Date: 2012-03-07 05:40 pm (UTC)
From: [identity profile] green-knight.livejournal.com
On the one hand, I love these articles because there's nothing more fascinating to me than watch people think through decisions most writers make at a subconscious level - when you don't have a skill it can be immensely frustrating to run into one writer after the next who wave their hands and say 'well, I just _write_ this.'

On the other, I'm still working through how relevant this is to me - Hal is sculpting things that are already on paper, and I'm not getting to his starting point from here.

But the more I see people use the Eye of Argon as an example of excruciatingly bad prose, the more uncomfortable I become, because no sixteen-year-old deserves to be ridiculed like this.

Date: 2012-03-07 05:57 pm (UTC)
From: [identity profile] ann-leckie.livejournal.com
Well, except he's not sixteen anymore. He's not even alive anymore. Duncan has chosen a text that will not hurt anyone's feelings. Absolutely I wince to think of Theiss going through that ridicule while he was still alive, but now it makes the perfect text for this kind of deconstruction, I think.

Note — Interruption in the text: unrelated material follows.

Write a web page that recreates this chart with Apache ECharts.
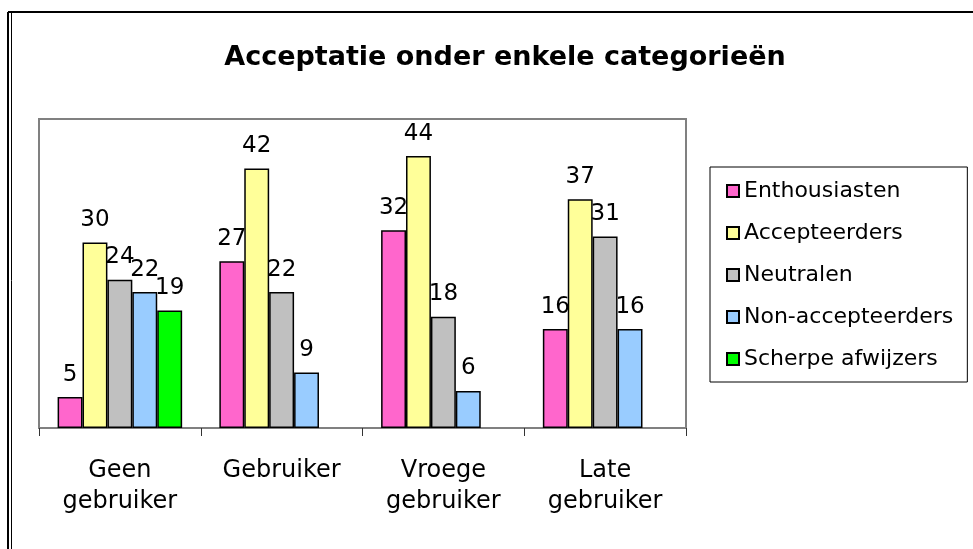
<!DOCTYPE html>
<html>
<head>
<meta charset="utf-8">
<script src="https://cdn.jsdelivr.net/npm/echarts@6/dist/echarts.min.js"></script>
<style>
  html, body { margin: 0; padding: 0; background: #fff; }
  #chart { width: 973px; height: 549px; }
</style>
</head>
<body>
<div id="chart"></div>
<script>
var categories = ['Geen\ngebruiker', 'Gebruiker', 'Vroege\ngebruiker', 'Late\ngebruiker'];
var seriesNames = ['Enthousiasten', 'Accepteerders', 'Neutralen', 'Non-accepteerders', 'Scherpe afwijzers'];
var enthousiasten = [5, 27, 32, 16];
var accepteerders = [30, 42, 44, 37];
var neutralen = [24, 22, 18, 31];
var nonAccepteerders = [22, 9, 6, 16];
var scherpeAfwijzers = [19, '-', '-', '-'];
var colors = ['#FF66CC', '#FFFF99', '#C0C0C0', '#99CCFF', '#00FF00'];

var font = 'DejaVu Sans, Verdana, sans-serif';
var allData = [enthousiasten, accepteerders, neutralen, nonAccepteerders, scherpeAfwijzers];

var myChart = echarts.init(document.getElementById('chart'));

var series = seriesNames.map(function (name, i) {
  return {
    name: name,
    type: 'bar',
    data: allData[i],
    barGap: '0%',
    barCategoryGap: '23%',
    itemStyle: { color: colors[i], borderColor: '#000', borderWidth: 1.5 },
    label: {
      show: true,
      position: 'top',
      distance: 11,
      color: '#000',
      fontFamily: font,
      fontSize: 23
    }
  };
});

var option = {
  backgroundColor: '#fff',
  animation: false,
  title: {
    text: 'Acceptatie onder enkele categorieën',
    left: 500,
    textAlign: 'center',
    top: 39,
    textStyle: { fontFamily: font, fontSize: 27, fontWeight: 'bold', color: '#000' }
  },
  legend: {
    orient: 'vertical',
    left: 710,
    top: 167,
    padding: [13, 14, 12, 16],
    itemGap: 20,
    itemWidth: 12,
    itemHeight: 12,
    borderColor: '#000',
    borderWidth: 1,
    icon: 'rect',
    textStyle: { fontFamily: font, fontSize: 22, color: '#000' },
    data: seriesNames
  },
  grid: {
    left: 39,
    top: 119,
    right: 287,
    bottom: 121,
    show: true,
    borderColor: '#808080',
    borderWidth: 2
  },
  xAxis: {
    type: 'category',
    data: categories,
    axisLine: { lineStyle: { color: '#808080', width: 2 } },
    axisTick: { show: true, length: 8, lineStyle: { color: '#333', width: 1 } },
    axisLabel: {
      color: '#000',
      fontFamily: font,
      fontSize: 24,
      lineHeight: 31,
      margin: 27
    }
  },
  yAxis: {
    type: 'value',
    min: 0,
    max: 50,
    axisLine: { show: false },
    axisTick: { show: false },
    axisLabel: { show: false },
    splitLine: { show: false }
  },
  graphic: [
    { type: 'line', shape: { x1: 8, y1: 12, x2: 973, y2: 12 }, style: { stroke: '#000', lineWidth: 2 } },
    { type: 'line', shape: { x1: 8, y1: 12, x2: 8, y2: 549 }, style: { stroke: '#000', lineWidth: 2 } },
    { type: 'line', shape: { x1: 11.5, y1: 12, x2: 11.5, y2: 549 }, style: { stroke: '#000', lineWidth: 1 } }
  ],
  series: series
};

myChart.setOption(option);
</script>
</body>
</html>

Date: 2012-03-07 10:43 pm (UTC)
From: [identity profile] green-knight.livejournal.com
now it makes the perfect text for this kind of deconstruction, I think

I'm not so sure, because holding up one text - whether the writer is alive or dead - as the epitome of bad writing - leaves a bitter aftertaste. I brought it up on Duncan's blog, and his response was

The best that can be said for it is that other dysfunctional works are even more misshapen

and I don't agree with that. Yes, it's dreadful, and dialled up to eleven, but I've seen worse. Some of it on my own hard drive. And yes, my own writing was _differently_ bad, but I always feel that as an editor it's my duty to point out what _works_ about a text, and what the writer can build upon. It's incredibly hard to do that with Eye of Argon because who *can* read it with a straight face... but now I *really* want to take a closer look at it.